Aria Systems specializes in providing companies with the tools to create a billing system that, for the most part, customers will never see. It gives companies a number of ways to implement billing systems for their services, like monthly subscriptions or one-time premium payments.
The billing fees are either charged as a monthly fee or are based on the number of invoices its clients issue in the billing service. Aria can also take a small portion of revenue generated by each client through its billing systems as payment. About a year and a half ago, more than half of the revenue the company generated was through a revenue-sharing model, said Aria Systems’ chief executive Mike Morini.
Today, most of the revenue Aria generates is through charging its clients based on the number of invoices filed, Morini said.

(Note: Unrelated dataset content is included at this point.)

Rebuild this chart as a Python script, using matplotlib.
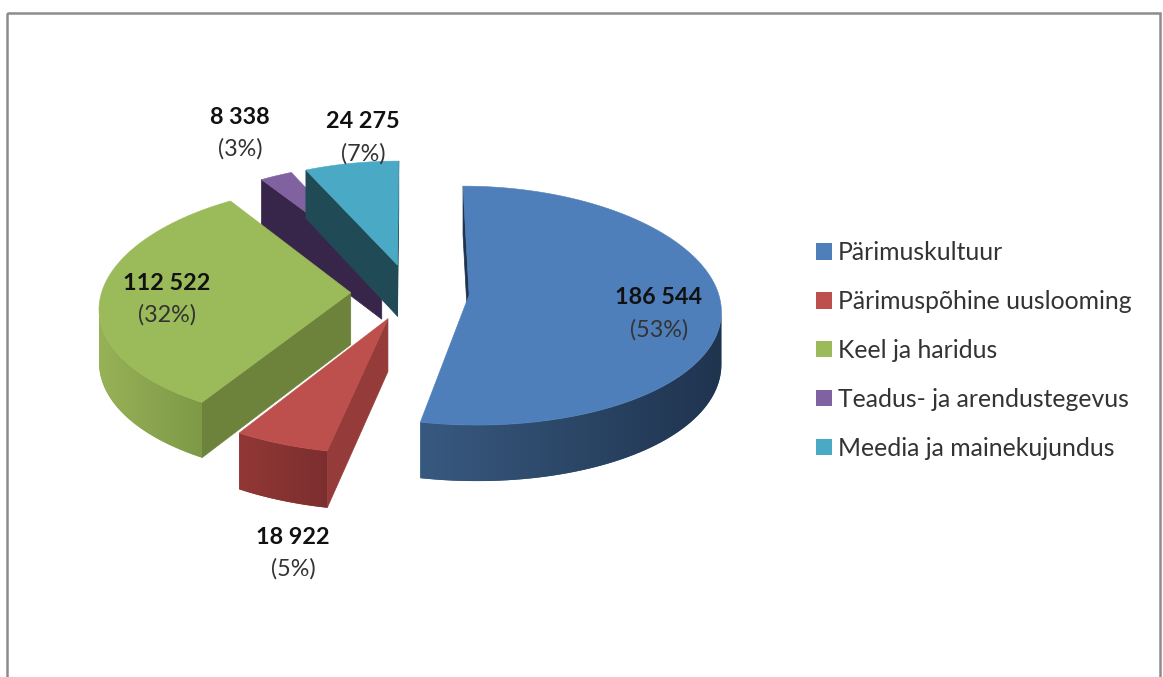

That’s because non-traditional models for billing — such as the freemium model, which gives users a taste or a stripped-down version of a service and then charges for premium add-ons — have risen up and taken over the space that subscriptions and premium purchases used to dominate.
Aria’s technology is primarily deployed with larger enterprise customers. It provides smaller businesses with billing tools through its partnership with PayPal. The next step for Aria is to package the offering as a white-label service — meaning they can sell the software service to another company that will then re-brand it as their own. Aria has to go through a number of rigorous steps to make sure its information is secure, so there aren’t a lot of concerns there.
The San Mateo, Calif.-based company has around 50 employees but plans to expand to 100 with the new batch of funding. Existing investors Hummer-Winblad and Venrock also participated in the round. That brings Aria’s total funding up to $34 million after two earlier rounds of funding.